More specifically, we synthesize, combine and study ternary oxides in thin film form, such as perovskites ABO3 and garnets A3B5O12. These oxides have a multitude of remarkable and often coupled properties, such as magnetism, superconductivity, giant magnetoresistance, the metal-insulator transition, piezoelectricity, etc.
     One of the major current challenges of the research lies in the control and manipulation of the fundamental interactions governing the electronic properties of these oxides, in order to control the functionalities at room temperature.
     The originality of our team is related to our experimental developments (in film growth and in physical properties measurements) around the engineering of complex oxides allowing us to create "tailor-made" materials thanks to our long experience of pulsed laser deposition (PLD). In these materials, we induce and study  the functional properties of interest, such as for example the magnetoelectric coupling, the metal-insulator transition, magnetism and semiconductivity, the two-dimensional interface conductivity (2D electron system), etc.
     Our skills range from the synthesis of materials and their physicochemistry in thin films, to the studies of their physical properties, via specific instrumental developments. The latter are used to follow the growth of functional oxides in real time, and for the investigation of their magnetic, optic, magneto-optic and magneto-transport properties.

 

Physics of spin crossover materials

          The Axis 2 team is also conducting a fundamental physics study on Molecular Switching. The team also coordinates a CNRS Research Group on this subject at the interface of Physics and Chemistry. Molecular switching is a property of certain solids so-called "multistable" solids, presenting at the molecular level several possible states between which switching is possible, in a reversible way, under the effect of external factors that will be detailed later.

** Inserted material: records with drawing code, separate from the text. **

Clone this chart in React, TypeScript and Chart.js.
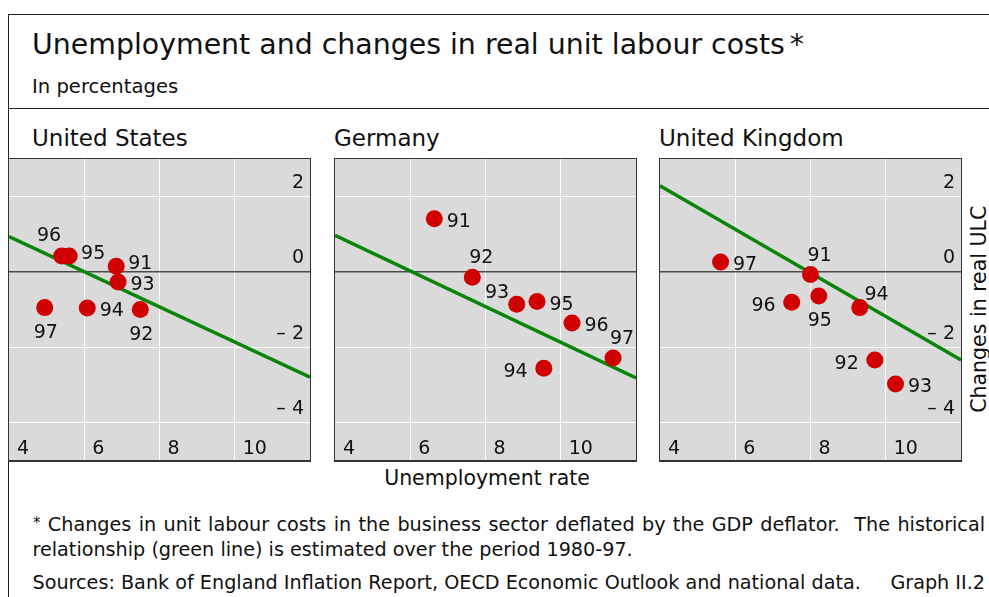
import React, { useEffect, useRef } from "react";
import { Chart, registerables } from "chart.js";

Chart.register(...registerables);

// ---------- data ----------
const YEARS = ["91", "92", "93", "94", "95", "96", "97"];

const US_UNEMP = [6.85, 7.49, 6.9, 6.08, 5.6, 5.4, 4.95];
const US_ULC = [0.15, -1.0, -0.27, -0.96, 0.42, 0.42, -0.95];
const US_LABEL_SIDE = ["rt", "b", "r", "r", "rt", "tl", "b"];

const DE_UNEMP = [6.64, 7.65, 8.83, 9.55, 9.37, 10.3, 11.39];
const DE_ULC = [1.41, -0.14, -0.86, -2.56, -0.79, -1.36, -2.29];
const DE_LABEL_SIDE = ["r", "t", "ul", "l", "r", "r", "t"];

const UK_UNEMP = [8.0, 9.71, 10.26, 9.31, 8.22, 7.5, 5.61];
const UK_ULC = [-0.07, -2.34, -2.98, -0.95, -0.64, -0.81, 0.26];
const UK_LABEL_SIDE = ["t", "l", "r", "tr", "b", "l", "r"];

// historical relationship (green line), end points at x-axis limits
const LINE_X = [4, 12];
const US_LINE_Y = [0.94, -2.8];
const DE_LINE_Y = [0.97, -2.82];
const UK_LINE_Y = [2.29, -2.34];

const X_TICKS = [4, 6, 8, 10];
const X_TICK_LABELS = ["4", "6", "8", "10"];
const Y_TICKS = [2, 0, -2, -4];
const Y_TICK_LABELS = ["2", "0", "\u2013 2", "\u2013 4"];

// ---------- styles ----------
const FONT = '"DejaVu Sans", sans-serif';
const RED = "#d10000";
const GREEN = "#0a850a";
const PANEL_BG = "#dadada";
const INK = "#111";

const LABEL_OFFSETS: Record<string, [number, number]> = {
  r: [24.5, 1],
  rt: [24, -4.5],
  l: [-28.2, 1.7],
  t: [9, -21],
  b: [1, 23],
  tl: [-12.7, -21.7],
  ul: [-19.7, -13.3],
  tr: [16.7, -14.6],
};

type PanelSpec = {
  unemp: number[];
  ulc: number[];
  sides: string[];
  lineY: number[];
  showY: boolean;
};

const tickLabelPlugin = (showY: boolean) => ({
  id: "tickLabels",
  afterDraw(chart: any) {
    const { ctx, chartArea, scales } = chart;
    ctx.save();
    ctx.font = `19px ${FONT}`;
    ctx.fillStyle = INK;
    ctx.textBaseline = "alphabetic";
    ctx.textAlign = "left";
    scales.x.ticks.forEach((t: any) => {
      const i = X_TICKS.indexOf(t.value);
      if (i < 0) return;
      const px = scales.x.getPixelForValue(t.value);
      ctx.fillText(X_TICK_LABELS[i], px + 8, chartArea.bottom - 6);
    });
    if (showY) {
      ctx.textAlign = "right";
      scales.y.ticks.forEach((t: any) => {
        const i = Y_TICKS.indexOf(t.value);
        if (i < 0) return;
        const py = scales.y.getPixelForValue(t.value);
        ctx.fillText(Y_TICK_LABELS[i], chartArea.right - 6, py - 8.5);
      });
    }
    ctx.restore();
  },
});

const pointLabelPlugin = (sides: string[]) => ({
  id: "pointLabels",
  afterDatasetsDraw(chart: any) {
    const { ctx } = chart;
    const meta = chart.getDatasetMeta(1);
    ctx.save();
    ctx.font = `19px ${FONT}`;
    ctx.fillStyle = INK;
    ctx.textAlign = "center";
    ctx.textBaseline = "alphabetic";
    meta.data.forEach((el: any, i: number) => {
      const [dx, dy] = LABEL_OFFSETS[sides[i]] || [24, 1];
      ctx.fillText(YEARS[i], el.x + dx, el.y + dy + 7);
    });
    ctx.restore();
  },
});

function Panel({ spec }: { spec: PanelSpec }) {
  const ref = useRef<HTMLCanvasElement | null>(null);
  useEffect(() => {
    if (!ref.current) return;
    const chart = new Chart(ref.current, {
      type: "scatter",
      data: {
        datasets: [
          {
            type: "line",
            data: LINE_X.map((x, i) => ({ x, y: spec.lineY[i] })),
            borderColor: GREEN,
            borderWidth: 3.5,
            pointRadius: 0,
            order: 2,
          } as any,
          {
            type: "scatter",
            data: spec.unemp.map((x, i) => ({ x, y: spec.ulc[i] })),
            backgroundColor: RED,
            borderWidth: 0,
            pointRadius: 8.5,
            order: 1,
            clip: false,
          } as any,
        ],
      },
      options: {
        animation: false,
        responsive: false,
        devicePixelRatio: 1,
        events: [],
        layout: { padding: 0, autoPadding: false },
        plugins: { legend: { display: false }, tooltip: { enabled: false } },
        scales: {
          x: {
            type: "linear",
            min: 4,
            max: 12,
            afterBuildTicks: (s: any) => {
              s.ticks = X_TICKS.map((v) => ({ value: v }));
            },
            afterFit: (s: any) => {
              s.height = 0;
            },
            ticks: { display: false },
            grid: {
              drawTicks: false,
              lineWidth: 1,
              color: (c: any) => (c.tick && c.tick.value === 4 ? "rgba(0,0,0,0)" : "#ffffff"),
            },
            border: { display: false },
          },
          y: {
            type: "linear",
            position: "right",
            min: -5,
            max: 3,
            afterBuildTicks: (s: any) => {
              s.ticks = Y_TICKS.map((v) => ({ value: v }));
            },
            afterFit: (s: any) => {
              s.width = 0;
            },
            ticks: { display: false },
            grid: {
              drawTicks: false,
              lineWidth: (c: any) => (c.tick && c.tick.value === 0 ? 1.5 : 1),
              color: (c: any) => (c.tick && c.tick.value === 0 ? "#4a4a4a" : "#ffffff"),
            },
            border: { display: false },
          },
        },
      } as any,
      plugins: [tickLabelPlugin(spec.showY), pointLabelPlugin(spec.sides)],
    });
    return () => chart.destroy();
  }, [spec]);
  return (
    <canvas
      ref={ref}
      width={301}
      height={301}
      style={{ display: "block", width: 301, height: 301, background: PANEL_BG }}
    />
  );
}

const PANELS: { title: string; left: number; spec: PanelSpec }[] = [
  { title: "United States", left: 8, spec: { unemp: US_UNEMP, ulc: US_ULC, sides: US_LABEL_SIDE, lineY: US_LINE_Y, showY: true } },
  { title: "Germany", left: 334, spec: { unemp: DE_UNEMP, ulc: DE_ULC, sides: DE_LABEL_SIDE, lineY: DE_LINE_Y, showY: false } },
  { title: "United Kingdom", left: 659, spec: { unemp: UK_UNEMP, ulc: UK_ULC, sides: UK_LABEL_SIDE, lineY: UK_LINE_Y, showY: true } },
];

const PANEL_TITLE_LEFT = [32, 334, 659];

function Text({
  children,
  left,
  baseline,
  size,
  style,
}: {
  children: React.ReactNode;
  left: number;
  baseline: number;
  size: number;
  style?: React.CSSProperties;
}) {
  return (
    <div
      style={{
        position: "absolute",
        left,
        top: baseline - 0.846 * size,
        fontSize: size,
        lineHeight: 1,
        fontFamily: FONT,
        color: INK,
        whiteSpace: "nowrap",
        ...style,
      }}
    >
      {children}
    </div>
  );
}

export default function App() {
  useEffect(() => {
    document.documentElement.style.overflow = "hidden";
    document.body.style.overflow = "hidden";
  }, []);
  return (
    <div
      style={{
        position: "absolute",
        left: 0,
        top: 0,
        width: 989,
        height: 597,
        overflow: "hidden",
        background: "#fff",
        fontFamily: FONT,
      }}
    >
      {/* frame */}
      <div
        style={{
          position: "absolute",
          left: 8,
          top: 14,
          width: 1200,
          height: 800,
          borderLeft: "1px solid #222",
          borderTop: "1px solid #222",
        }}
      />
      <div style={{ position: "absolute", left: 8, top: 108, width: 1200, height: 0, borderTop: "1px solid #222" }} />

      <Text left={32} baseline={55} size={28.4}>
        Unemployment and changes in real unit labour costs
        <span style={{ marginLeft: 5 }}>*</span>
      </Text>
      <Text left={32} baseline={93.3} size={19.6}>
        In percentages
      </Text>

      {PANELS.map((p, i) => (
        <React.Fragment key={p.title}>
          <Text left={PANEL_TITLE_LEFT[i]} baseline={146.7} size={23}>
            {p.title}
          </Text>
          <div
            style={{
              position: "absolute",
              left: p.left,
              top: 158,
              border: "1px solid #333",
              borderBottom: "2px solid #333",
            }}
          >
            <Panel spec={p.spec} />
          </div>
        </React.Fragment>
      ))}

      {/* right axis title */}
      <div
        style={{
          position: "absolute",
          left: 978.5 - 130,
          top: 309.5 - 10.25,
          width: 260,
          height: 20.5,
          fontSize: 20.5,
          lineHeight: "20.5px",
          textAlign: "center",
          fontFamily: FONT,
          color: INK,
          whiteSpace: "nowrap",
          transform: "rotate(-90deg)",
          transformOrigin: "50% 50%",
        }}
      >
        Changes in real ULC
      </div>

      <Text left={0} baseline={485.7} size={20.5} style={{ width: 974, textAlign: "center" }}>
        Unemployment rate
      </Text>

      <Text
        left={33}
        baseline={531.5}
        size={19.2}
        style={{ width: 952, whiteSpace: "normal", textAlign: "justify", textAlignLast: "justify" as any }}
      >
        <span style={{ fontSize: 15, verticalAlign: "top", position: "relative", top: 1 }}>*</span> Changes in unit labour costs
        in the business sector deflated by the GDP deflator.&nbsp; The historical
      </Text>
      <Text left={32.5} baseline={556.7} size={19.2}>
        relationship (green line) is estimated over the period 1980-97.
      </Text>
      <Text left={32.5} baseline={589.3} size={19.2}>
        Sources: Bank of England Inflation Report, OECD Economic Outlook and national data.
      </Text>
      <Text left={800} baseline={589.3} size={19.2} style={{ width: 185, textAlign: "right" }}>
        Graph II.2
      </Text>
    </div>
  );
}
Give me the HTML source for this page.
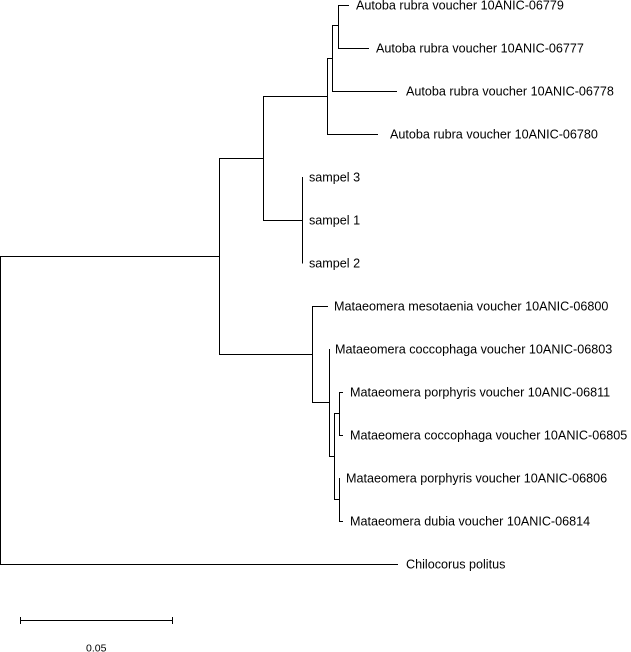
<!DOCTYPE html>
<html>
<head>
<meta charset="utf-8">
<style>
html,body{margin:0;padding:0;background:#fff;}
svg{display:block;}
text{font-family:"Liberation Sans",Arial,sans-serif;font-size:12.6px;fill:#000;}
</style>
</head>
<body>
<svg width="631" height="652" viewBox="0 0 631 652" xmlns="http://www.w3.org/2000/svg">
<g stroke="#000" stroke-width="1" fill="none" shape-rendering="crispEdges">
<!-- root -->
<path d="M0.5 256V564.5"/>
<path d="M0 256.5H219.5"/>
<path d="M0 564.5H398"/>
<!-- ingroup node -->
<path d="M219.5 158V354.5"/>
<path d="M219 158.5H263.5"/>
<path d="M219 354.5H312.5"/>
<!-- Autoba + sampel node -->
<path d="M263.5 96V220.5"/>
<path d="M263 96.5H327.5"/>
<path d="M263 220.5H302.5"/>
<!-- Autoba clade -->
<path d="M327.5 58V134.5"/>
<path d="M327 58.5H332.5"/>
<path d="M327 134.5H378"/>
<path d="M332.5 25V91.5"/>
<path d="M332 25.5H338.5"/>
<path d="M332 91.5H397"/>
<path d="M338.5 5V48.5"/>
<path d="M338 5.5H349"/>
<path d="M338 48.5H369"/>
<!-- sampel -->
<path d="M302.5 177V263.5"/>
<!-- Mataeomera -->
<path d="M312.5 306V402.5"/>
<path d="M312 306.5H328"/>
<path d="M312 402.5H329.5"/>
<path d="M329.5 349V456.5"/>
<path d="M329 456.5H334.5"/>
<path d="M334.5 413V499.5"/>
<path d="M334 413.5H339.5"/>
<path d="M339.5 392V435.5"/>
<path d="M339 392.5H343"/>
<path d="M339 435.5H343"/>
<path d="M334 499.5H339.5"/>
<path d="M339.5 478V521.5"/>
<path d="M339 521.5H343"/>
<!-- scale bar -->
<path d="M20 620.5H173"/>
<path d="M20.5 617V624"/>
<path d="M172.5 617V624"/>
</g>
<g>
<text x="356" y="9.5">Autoba rubra voucher 10ANIC-06779</text>
<text x="376" y="52.5">Autoba rubra voucher 10ANIC-06777</text>
<text x="406" y="95.5">Autoba rubra voucher 10ANIC-06778</text>
<text x="390" y="138.5">Autoba rubra voucher 10ANIC-06780</text>
<text x="309" y="181.5">sampel 3</text>
<text x="309" y="224.5">sampel 1</text>
<text x="309" y="267.5">sampel 2</text>
<text x="334" y="310.5">Mataeomera mesotaenia voucher 10ANIC-06800</text>
<text x="335" y="353.5">Mataeomera coccophaga voucher 10ANIC-06803</text>
<text x="350" y="396.5">Mataeomera porphyris voucher 10ANIC-06811</text>
<text x="350" y="439.5">Mataeomera coccophaga voucher 10ANIC-06805</text>
<text x="346" y="482.5">Mataeomera porphyris voucher 10ANIC-06806</text>
<text x="350" y="525.5">Mataeomera dubia voucher 10ANIC-06814</text>
<text x="406" y="568.5">Chilocorus politus</text>
<text x="86" y="651.5" style="font-size:10.5px">0.05</text>
</g>
</svg>
</body>
</html>
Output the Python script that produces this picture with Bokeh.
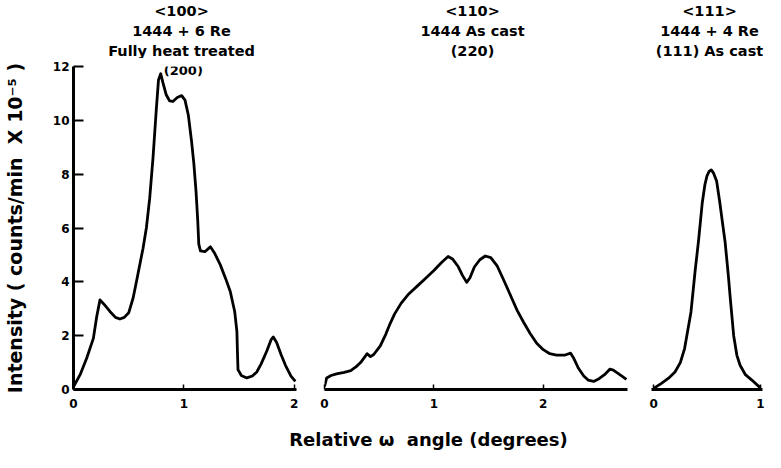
from bokeh.plotting import figure
from bokeh.layouts import row, column
from bokeh.models import Range1d, Label, FixedTicker
from bokeh.embed import file_html
from bokeh.resources import INLINE

FONT = "DejaVu Sans"

# ---- data ----
p100_x = [0.00, 0.06, 0.12, 0.18, 0.21, 0.24, 0.28, 0.33, 0.38, 0.42, 0.46, 0.50, 0.54, 0.57,
          0.63, 0.66, 0.69, 0.72, 0.75, 0.77, 0.79, 0.81, 0.84, 0.87, 0.90, 0.94, 0.98, 1.01,
          1.04, 1.07, 1.09, 1.11, 1.125, 1.135, 1.15, 1.19, 1.24, 1.28, 1.33, 1.38, 1.42, 1.46,
          1.48, 1.485, 1.49, 1.52, 1.57, 1.62, 1.66, 1.70, 1.75, 1.79, 1.81, 1.84, 1.88, 1.92,
          1.97, 2.01]
p100_y = [0.10, 0.55, 1.17, 1.90, 2.70, 3.33, 3.15, 2.90, 2.68, 2.62, 2.68, 2.85, 3.40, 4.00,
          5.25, 6.00, 7.10, 8.60, 10.40, 11.50, 11.73, 11.40, 10.95, 10.72, 10.70, 10.85, 10.92, 10.75,
          10.20, 9.20, 8.40, 7.35, 6.30, 5.40, 5.15, 5.12, 5.30, 5.05, 4.63, 4.10, 3.64, 2.90,
          2.16, 1.40, 0.74, 0.52, 0.43, 0.50, 0.65, 0.95, 1.42, 1.85, 1.95, 1.75, 1.30, 0.90,
          0.50, 0.30]

p110_x = [0.00, 0.02, 0.06, 0.11, 0.18, 0.24, 0.29, 0.33, 0.37, 0.39, 0.42, 0.45, 0.51, 0.56,
          0.60, 0.64, 0.70, 0.77, 0.85, 0.93, 1.00, 1.07, 1.13, 1.17, 1.22, 1.26, 1.30, 1.33,
          1.37, 1.42, 1.47, 1.52, 1.58, 1.64, 1.70, 1.76, 1.82, 1.88, 1.94, 2.00, 2.06, 2.12,
          2.20, 2.25, 2.28, 2.32, 2.37, 2.41, 2.46, 2.51, 2.56, 2.61, 2.64, 2.69, 2.76]
p110_y = [0.12, 0.43, 0.52, 0.58, 0.64, 0.70, 0.85, 1.00, 1.22, 1.33, 1.22, 1.30, 1.62, 2.05,
          2.45, 2.80, 3.20, 3.55, 3.85, 4.15, 4.42, 4.72, 4.94, 4.85, 4.58, 4.25, 3.98, 4.15,
          4.55, 4.82, 4.96, 4.90, 4.58, 4.05, 3.50, 2.95, 2.50, 2.08, 1.72, 1.48, 1.33, 1.28,
          1.28, 1.35, 1.15, 0.80, 0.50, 0.35, 0.30, 0.40, 0.55, 0.76, 0.72, 0.58, 0.38]

p111_x = [0.00, 0.07, 0.14, 0.20, 0.25, 0.29, 0.32, 0.35, 0.39, 0.42, 0.44, 0.456, 0.48, 0.50,
          0.52, 0.54, 0.56, 0.59, 0.62, 0.645, 0.67, 0.70, 0.72, 0.75, 0.78, 0.81, 0.86, 0.92, 1.00]
p111_y = [0.04, 0.22, 0.42, 0.65, 1.00, 1.52, 2.20, 2.88, 4.45, 5.50, 6.30, 6.95, 7.60, 7.94,
          8.10, 8.16, 8.05, 7.75, 6.95, 6.20, 5.47, 4.23, 3.30, 2.00, 1.27, 0.90, 0.55, 0.35, 0.06]

y_ticks = [0, 2, 4, 6, 8, 10, 12]
x_ticks_100 = [0, 1, 2]
x_ticks_110 = [0, 1, 2]
x_ticks_111 = [0, 1]

titles_100 = ["<100>", "1444 + 6 Re", "Fully heat treated"]
peak_100 = "(200)"
titles_110 = ["<110>", "1444 As cast", "(220)"]
titles_111 = ["<111>", "1444 + 4 Re", "(111) As cast"]

y_label = "Intensity ( counts/min\u00a0\u00a0X 10\u207b\u2075 )"
x_label = "Relative \u03c9\u00a0 angle (degrees)"

W = 765
TOP_STRIP = 58
BOTTOM_STRIP = 26
PANEL_H = 452 - TOP_STRIP - BOTTOM_STRIP


def strip(height):
    s = figure(width=W, height=height, x_range=Range1d(0, W), y_range=Range1d(0, height),
               output_backend="svg", toolbar_location=None,
               x_axis_location=None, y_axis_location=None, min_border=0)
    s.grid.visible = False
    s.outline_line_color = None
    return s


def make_panel(xr, frame_w, mbl, mbr, xticks, show_y):
    p = figure(width=mbl + frame_w + mbr, height=PANEL_H,
               x_range=Range1d(*xr), y_range=Range1d(0, 12),
               output_backend="svg", toolbar_location=None,
               min_border_left=mbl, min_border_right=mbr,
               min_border_top=8, min_border_bottom=37,
               y_axis_location="left" if show_y else None)
    p.grid.visible = False
    p.outline_line_color = None
    ax = p.xaxis[0]
    ax.ticker = FixedTicker(ticks=xticks)
    ax.axis_line_width = 3
    ax.axis_line_color = "black"
    ax.major_tick_in = 5
    ax.major_tick_out = 0
    ax.major_tick_line_width = 1.5
    ax.minor_tick_line_color = None
    ax.major_label_standoff = 9
    ax.major_label_text_font = FONT
    ax.major_label_text_font_style = "bold"
    ax.major_label_text_font_size = "12px"
    ax.major_label_text_color = "black"
    if show_y:
        ay = p.yaxis[0]
        ay.ticker = FixedTicker(ticks=y_ticks)
        ay.axis_line_width = 3
        ay.axis_line_color = "black"
        ay.major_tick_in = 10
        ay.major_tick_out = 0
        ay.major_tick_line_width = 2
        ay.minor_tick_line_color = None
        ay.major_label_standoff = 4
        ay.major_label_text_font = FONT
        ay.major_label_text_font_style = "bold"
        ay.major_label_text_font_size = "12px"
        ay.major_label_text_color = "black"
        ay.axis_label = y_label
        ay.axis_label_text_font = FONT
        ay.axis_label_text_font_style = "bold"
        ay.axis_label_text_font_size = "19px"
        ay.axis_label_text_color = "black"
        ay.axis_label_standoff = 24
    return p


def txt(fig, x, y, t, size):
    fig.add_layout(Label(x=x, y=y, text=t, text_align="center", text_baseline="middle",
                         text_font=FONT, text_font_style="bold", text_font_size=size,
                         text_color="black"))


# top strip: panel headings
top = strip(TOP_STRIP)
for xc, lines in ((181, titles_100), (472, titles_110), (709, titles_111)):
    for t, yv in zip(lines, (48, 28, 8)):
        txt(top, xc, yv, t, "14.5px")

p1 = make_panel((0, 2.02), 224, 72, 10, x_ticks_100, True)
p1.line(p100_x, p100_y, line_width=2.8, line_color="black", line_join="round")
txt(p1, 0.995, 11.85, peak_100, "13px")

p2 = make_panel((0, 2.77), 303, 18, 10, x_ticks_110, False)
p2.line(p110_x, p110_y, line_width=2.8, line_color="black", line_join="round")

p3 = make_panel((-0.02, 1.02), 111, 14, 3, x_ticks_111, False)
p3.line(p111_x, p111_y, line_width=2.8, line_color="black", line_join="round")

# bottom strip: shared x-axis title
bottom = strip(BOTTOM_STRIP)
txt(bottom, 428, 13, x_label, "18px")

layout = column(top, row(p1, p2, p3), bottom)
open("out.html", "w").write(file_html(layout, INLINE))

          The main purpose of molecular switching studies is the realisation of non-volatile optical memories, i.e. not requiring energy to maintain the bit of information in a given state. In principle, a bistable system can contain, at least temporarily, one bit of information. However, it seems necessary to gather a few hundred molecules in order to permanently store the information in point-to-point memories, whereas a slightly larger number would be needed for holographic memories. Whatever the type of memory chosen, the extreme smallness of the molecular dimensions should lead to memory densities much higher than current standards.